- Nandikurali Location in Karnataka, India Nandikurali Nandikurali (India)
- Coordinates: 16°29′N 74°47′E﻿ / ﻿16.48°N 74.78°E
- Country: India
- State: Karnataka
- District: Belgaum
- Talukas: Raybag

Population (2011)
- • Total: 9,182

Languages
- • Official: Kannada
- Time zone: UTC+5:30 (IST)

= Nandikurali =

 Nandikurali is a village in the southern state of Karnataka, India. It is located in the Raybag taluk of Belgaum district in Karnataka.

== Demographics ==
According to the census of 2011, The village has 1,791 households with a total population of around 9,182.

== Economy ==
The majority of the population are cultivators or agricultural workers. About 80% of the villagers are involved in cultivating sugarcane, but maize, wheat, and onions, are also produced.
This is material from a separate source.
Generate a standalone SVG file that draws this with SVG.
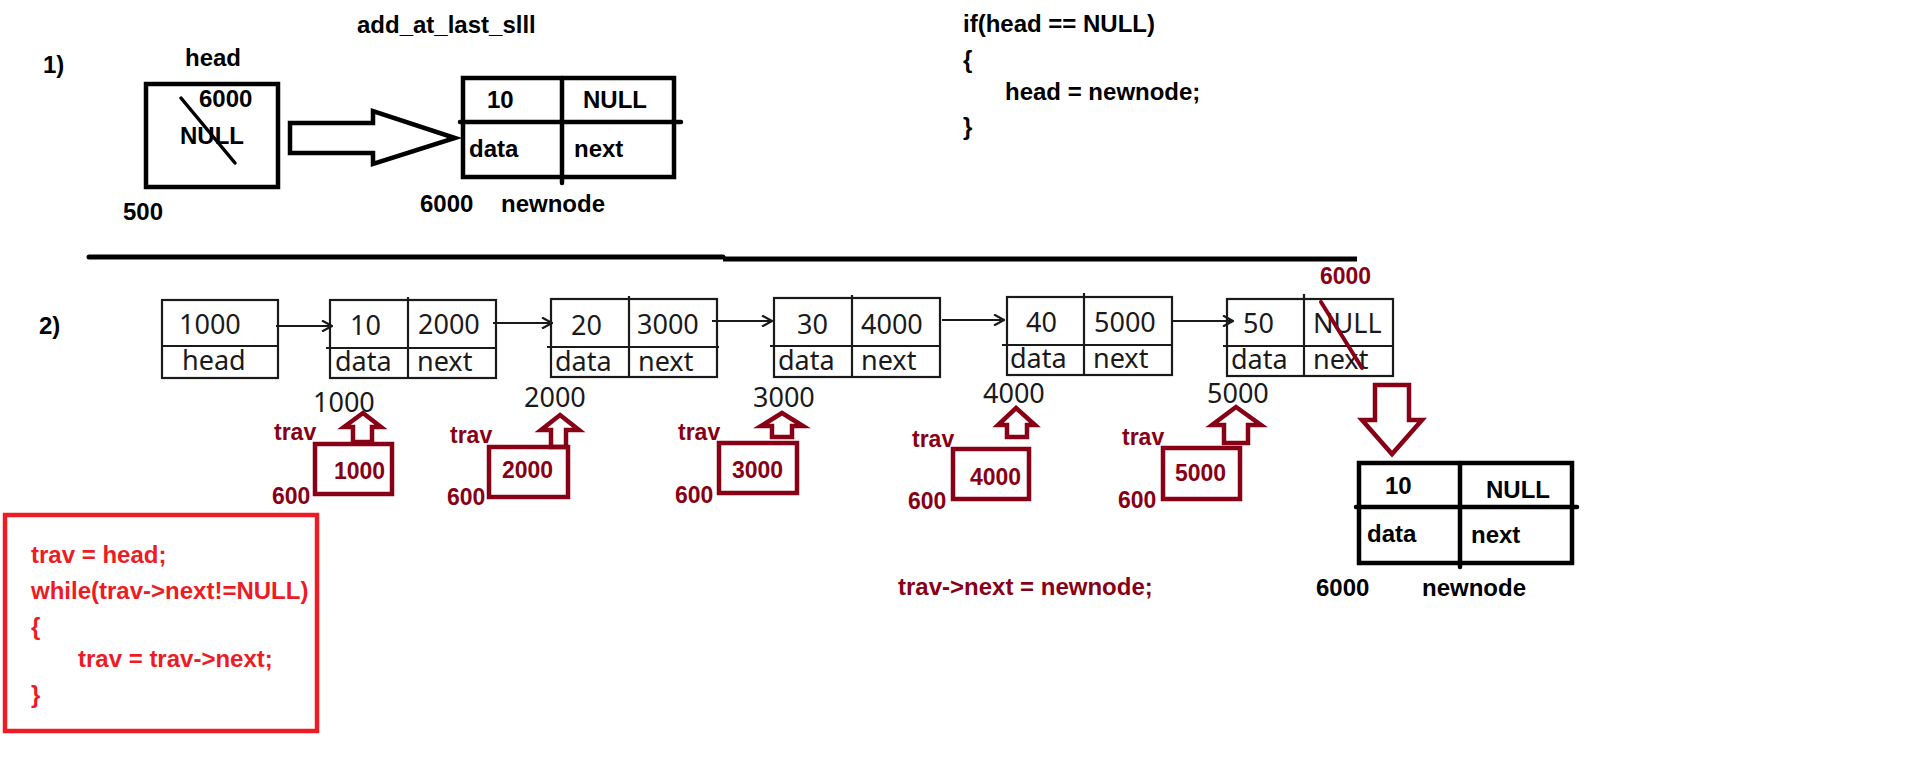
<svg xmlns="http://www.w3.org/2000/svg" width="1910" height="772" viewBox="0 0 1910 772">
<style>
.b{font-family:"Liberation Sans",Arial,sans-serif;font-weight:bold;font-size:24px;fill:#000}
.dr{font-family:"Liberation Sans",Arial,sans-serif;font-weight:bold;font-size:23px;fill:#880015}
.rd{font-family:"Liberation Sans",Arial,sans-serif;font-weight:bold;font-size:24px;fill:#ed1c24}
.n{font-family:"Noto Sans",sans-serif;font-size:27px;fill:#1a1a1a}
.thick{fill:none;stroke:#000;stroke-width:4.5}
.thin{fill:none;stroke:#1a1a1a;stroke-width:2.2}
.drs{fill:none;stroke:#880015;stroke-width:4.5}
.dra{fill:#fff;stroke:#880015;stroke-width:4.5;stroke-linejoin:miter}
.conn{fill:none;stroke:#1a1a1a;stroke-width:2.2}
</style>
<defs>
<marker id="ah" markerWidth="12" markerHeight="12" refX="11" refY="6" orient="auto" markerUnits="userSpaceOnUse">
<path d="M1,0.5 L11,6 L1,11.5" fill="none" stroke="#1a1a1a" stroke-width="2.2"/>
</marker>
</defs>
<rect width="1910" height="772" fill="#fff"/>

<!-- Section 1 -->
<text class="b" x="357" y="33">add_at_last_slll</text>
<text class="b" x="43" y="73">1)</text>

<g id="head1">
<text class="b" x="185" y="66">head</text>
<rect class="thick" x="146" y="84" width="132" height="103"/>
<text class="b" x="199" y="107">6000</text>
<text class="b" x="180" y="144">NULL</text>
<line x1="181" y1="98" x2="235" y2="163" stroke="#000" stroke-width="3.5" stroke-linecap="round"/>
<text class="b" x="123" y="220">500</text>
</g>

<g id="newnode1">
<rect class="thick" x="463" y="78" width="211" height="99"/>
<line x1="562" y1="78" x2="562" y2="183" stroke="#000" stroke-width="4.5" stroke-linecap="round"/>
<line x1="460" y1="122" x2="681" y2="122" stroke="#000" stroke-width="4.5" stroke-linecap="round"/>
<text class="b" x="487" y="108">10</text>
<text class="b" x="583" y="108">NULL</text>
<text class="b" x="469" y="157">data</text>
<text class="b" x="574" y="157">next</text>
<text class="b" x="420" y="212">6000</text>
<text class="b" x="501" y="212">newnode</text>
</g>

<g id="code1">
<text class="b" x="963" y="32">if(head == NULL)</text>
<text class="b" x="963" y="68">{</text>
<text class="b" x="1005" y="100">head = newnode;</text>
<text class="b" x="963" y="135">}</text>
</g>

<!-- divider -->
<line x1="89" y1="257" x2="723" y2="257" stroke="#000" stroke-width="5" stroke-linecap="round"/>
<line x1="723" y1="259" x2="1357" y2="259" stroke="#000" stroke-width="5"/>

<!-- Section 2 -->
<text class="b" x="39" y="334">2)</text>

<g id="headnode">
<rect class="thin" x="162" y="300" width="116" height="78"/>
<line class="thin" x1="162" y1="346" x2="278" y2="346"/>
<text class="n" x="179" y="334">1000</text>
<text class="n" x="182" y="370">head</text>
</g>

<g id="node1">
<rect class="thin" x="330" y="300" width="166" height="78"/>
<line class="thin" x1="408" y1="297" x2="408" y2="378"/>
<line class="thin" x1="326" y1="348" x2="496" y2="348"/>
<text class="n" x="350" y="335">10</text>
<text class="n" x="418" y="334">2000</text>
<text class="n" x="335" y="371">data</text>
<text class="n" x="417" y="371">next</text>
<text class="n" x="313" y="412">1000</text>
</g>

<g id="node2">
<rect class="thin" x="551" y="299" width="166" height="78"/>
<line class="thin" x1="629" y1="296" x2="629" y2="377"/>
<line class="thin" x1="547" y1="347" x2="719" y2="347"/>
<text class="n" x="571" y="335">20</text>
<text class="n" x="637" y="334">3000</text>
<text class="n" x="555" y="371">data</text>
<text class="n" x="638" y="371">next</text>
<text class="n" x="524" y="407">2000</text>
</g>

<g id="node3">
<rect class="thin" x="774" y="298" width="166" height="79"/>
<line class="thin" x1="852" y1="295" x2="852" y2="377"/>
<line class="thin" x1="770" y1="346" x2="940" y2="346"/>
<text class="n" x="797" y="334">30</text>
<text class="n" x="861" y="334">4000</text>
<text class="n" x="778" y="370">data</text>
<text class="n" x="861" y="370">next</text>
<text class="n" x="753" y="407">3000</text>
</g>

<g id="node4">
<rect class="thin" x="1007" y="297" width="165" height="78"/>
<line class="thin" x1="1084" y1="293" x2="1084" y2="375"/>
<line class="thin" x1="1002" y1="345" x2="1173" y2="345"/>
<text class="n" x="1026" y="332">40</text>
<text class="n" x="1094" y="332">5000</text>
<text class="n" x="1010" y="368">data</text>
<text class="n" x="1093" y="368">next</text>
<text class="n" x="983" y="403">4000</text>
</g>

<g id="node5">
<rect class="thin" x="1227" y="299" width="166" height="77"/>
<line class="thin" x1="1304" y1="294" x2="1304" y2="376"/>
<line class="thin" x1="1223" y1="346" x2="1393" y2="346"/>
<text class="n" x="1243" y="333">50</text>
<text class="n" x="1313" y="333">NULL</text>
<text class="n" x="1231" y="369">data</text>
<text class="n" x="1313" y="369">next</text>
<text class="n" x="1207" y="403">5000</text>
<line x1="1321" y1="302" x2="1362" y2="368" stroke="#880015" stroke-width="4" stroke-linecap="round"/>
<text class="dr" x="1320" y="284">6000</text>
</g>

<g id="connectors">
<line class="conn" x1="276" y1="326" x2="332" y2="326" marker-end="url(#ah)"/>
<line class="conn" x1="493" y1="323" x2="552" y2="323" marker-end="url(#ah)"/>
<line class="conn" x1="712" y1="321" x2="772" y2="321" marker-end="url(#ah)"/>
<line class="conn" x1="942" y1="320" x2="1004" y2="320" marker-end="url(#ah)"/>
<line class="conn" x1="1173" y1="321" x2="1233" y2="321" marker-end="url(#ah)"/>
<polygon points="290,123 373,123 373,111 455,138 373,164 373,153 290,153" fill="#fff" stroke="#000" stroke-width="4.5"/>
<polygon class="dra" points="1375,385 1409,385 1409,420 1422,420 1392,454 1362,420 1375,420"/>
</g>

<g id="trav1">
<polygon class="dra" points="363,413 381,427 372,427 372,442 353,442 353,427 344,427"/>
<text class="dr" x="274" y="440">trav</text>
<rect class="drs" x="315" y="444" width="77" height="50"/>
<text class="dr" x="334" y="479">1000</text>
<text class="dr" x="272" y="504">600</text>
</g>
<g id="trav2">
<polygon class="dra" points="560,415 579,430 566,430 566,447 551,447 551,430 541,430"/>
<text class="dr" x="450" y="443">trav</text>
<rect class="drs" x="489" y="447" width="79" height="50"/>
<text class="dr" x="502" y="478">2000</text>
<text class="dr" x="447" y="505">600</text>
</g>
<g id="trav3">
<polygon class="dra" points="782,413 803,426 792,426 792,437 772,437 772,426 761,426"/>
<text class="dr" x="678" y="440">trav</text>
<rect class="drs" x="719" y="443" width="78" height="50"/>
<text class="dr" x="732" y="478">3000</text>
<text class="dr" x="675" y="503">600</text>
</g>
<g id="trav4">
<polygon class="dra" points="1016,408 1035,425 1027,425 1027,437 1007,437 1007,425 998,425"/>
<text class="dr" x="912" y="447">trav</text>
<rect class="drs" x="953" y="449" width="76" height="50"/>
<text class="dr" x="970" y="485">4000</text>
<text class="dr" x="908" y="509">600</text>
</g>
<g id="trav5">
<polygon class="dra" points="1236,407 1261,425 1248,425 1248,443 1224,443 1224,425 1212,425"/>
<text class="dr" x="1122" y="445">trav</text>
<rect class="drs" x="1163" y="448" width="77" height="51"/>
<text class="dr" x="1175" y="481">5000</text>
<text class="dr" x="1118" y="508">600</text>
</g>

<g id="newnode2">
<rect class="thick" x="1359" y="463" width="213" height="100"/>
<line x1="1460" y1="463" x2="1460" y2="567" stroke="#000" stroke-width="4.5" stroke-linecap="round"/>
<line x1="1356" y1="507" x2="1577" y2="507" stroke="#000" stroke-width="4.5" stroke-linecap="round"/>
<text class="b" x="1385" y="494">10</text>
<text class="b" x="1486" y="498">NULL</text>
<text class="b" x="1367" y="542">data</text>
<text class="b" x="1471" y="543">next</text>
<text class="b" x="1316" y="596">6000</text>
<text class="b" x="1422" y="596">newnode</text>
</g>

<text class="dr" x="898" y="595" style="font-size:24px">trav-&gt;next = newnode;</text>

<g id="codebox">
<rect x="5" y="515" width="312" height="216" fill="none" stroke="#ed1c24" stroke-width="4.5"/>
<text class="rd" x="31" y="563">trav = head;</text>
<text class="rd" x="31" y="599">while(trav-&gt;next!=NULL)</text>
<text class="rd" x="31" y="635">{</text>
<text class="rd" x="78" y="667">trav = trav-&gt;next;</text>
<text class="rd" x="31" y="703">}</text>
</g>
</svg>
While most of the villagers are involved in agriculture, some are involved in other professions such as tailoring, carpentry, shoemaking and goldsmithing.

Nandikurali has the highest number of "Jaggery Houses " in Raibag taluk, with more than 60 jaggery houses in the village alone producing jaggery sugar. White, red, and black varieties are produced and exported to Sangli, Belgaum, Hubli, Kolhapur, and Mahalingpur. The best jaggery houses in the village are "Kedaraling Bell Tayarika Ghataka", "Amogh Siddeshwar Bell Tayarika Ghataka" and "Aranya Siddeshawar Bell Tayarika Ghatak".
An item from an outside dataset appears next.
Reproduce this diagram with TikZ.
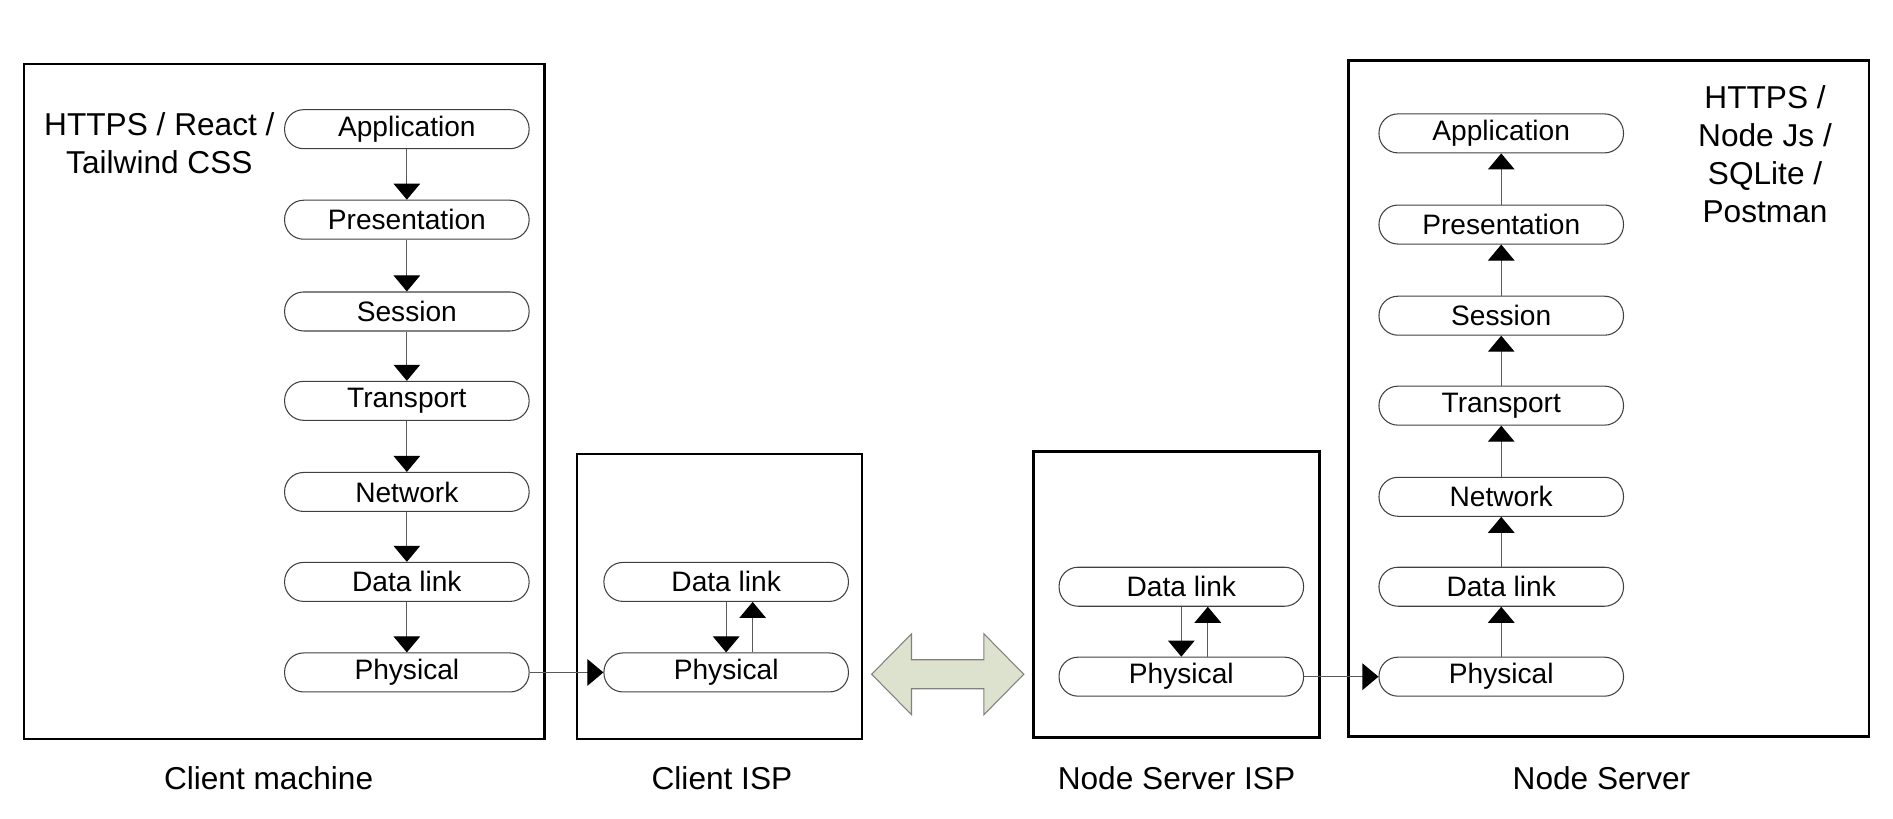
\documentclass[tikz,border=0pt]{standalone}
\usepackage{fontspec}
\setmainfont{Liberation Sans}
\usepackage{xcolor}
\usetikzlibrary{arrows.meta}

\definecolor{linkfill}{RGB}{221,226,206}

\begin{document}
\begin{tikzpicture}[x=0.24146mm, y=-0.24146mm,
    layer/.style={draw=black!75, line width=0.6pt, rounded corners=3.8mm, minimum width=48.9mm, minimum height=7.8mm, inner sep=0pt, font=\fontsize{16}{19}\selectfont},
    box/.style={draw, line width=1.4pt},
    caption/.style={font=\fontsize{18}{21.6}\selectfont, align=center},
    flow/.style={draw=black!65, line width=0.6pt, -{Triangle[width=5.3mm, length=3.2mm, color=black]}}]
    \useasboundingbox (0,0) rectangle (1568,678);

    % the four boxes
    \draw[box] (20,53) rectangle (451,612);
    \draw[box] (478,376) rectangle (714,612);
    \draw[box] (856,374) rectangle (1093,611);
    \draw[box] (1117,50) rectangle (1548,610);

    % client machine stack
    \foreach \n/\t/\y in {app/Application/107, pres/Presentation/182, sess/Session/258, trans/Transport/332, net/Network/407.5, dl/Data link/482, ph/Physical/557}
        \node[layer] (c\n) at (337,\y) {\t};
    \foreach \a/\b in {app/pres, pres/sess, sess/trans, trans/net, net/dl, dl/ph}
        \draw[flow] (c\a) -- (c\b);

    % node server stack
    \foreach \n/\t/\y in {app/Application/110.5, pres/Presentation/186, sess/Session/261.5, trans/Transport/336, net/Network/411.5, dl/Data link/486, ph/Physical/560.5}
        \node[layer] (s\n) at (1243.5,\y) {\t};
    \foreach \a/\b in {app/pres, pres/sess, sess/trans, trans/net, net/dl, dl/ph}
        \draw[flow] (s\b) -- (s\a);

    % ISPs
    \node[layer] (idl) at (601.5,482) {Data link};
    \node[layer] (iph) at (601.5,557) {Physical};
    \node[layer] (ndl) at (978.5,486) {Data link};
    \node[layer] (nph) at (978.5,560.5) {Physical};
    \draw[flow] (idl) -- (iph);
    \draw[flow] ([xshift=5.3mm]iph.north) -- ([xshift=5.3mm]idl.south);
    \draw[flow] (ndl) -- (nph);
    \draw[flow] ([xshift=5.3mm]nph.north) -- ([xshift=5.3mm]ndl.south);

    \draw[flow] (cph) -- (iph);
    \draw[flow] (nph) -- (sph);

    % link between the ISPs
    \draw[draw=black!50, line width=0.6pt, fill=linkfill] (722,558.5) -- (755,525) -- (755,546.5) -- (815,546.5) -- (815,525) -- (848,558.5) -- (815,592) -- (815,570.5) -- (755,570.5) -- (755,592) -- cycle;

    \node[caption] (ctech) at (132,118.5) {HTTPS / React /\\Tailwind CSS};
    \node[caption] (stech) at (1462,128) {HTTPS /\\Node Js /\\SQLite /\\Postman};

    \node[caption] (cname) at (222.5,645) {Client machine};
    \node[caption] (ciname) at (598,645) {Client ISP};
    \node[caption] (niname) at (974.5,645) {Node Server ISP};
    \node[caption] (sname) at (1326.5,645) {Node Server};
\end{tikzpicture}
\end{document}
The village contains two canals, which are supplied with water from lake "Hullyal Keri" originating in Raybag taluk. This lake is filled from the Hidkal Dam through a long canal. Nandikurali receives lake water for 4 months between June and October.

== Education ==
The literacy rate in Nandikurali 63.56%.

There are at least seven educational institutions run by the government and private sector. Among them, govt-run KHPS, Nandikurali with current student enrollment of 402 as of 2019, June is a prominent one. The school celebrated its centenary on 28 August 2018. It was established in the year 1928. With 13 active teaching staff, the govt school has computer labs and smart classes. The school imparts the quality education to the rural children up to class of 7.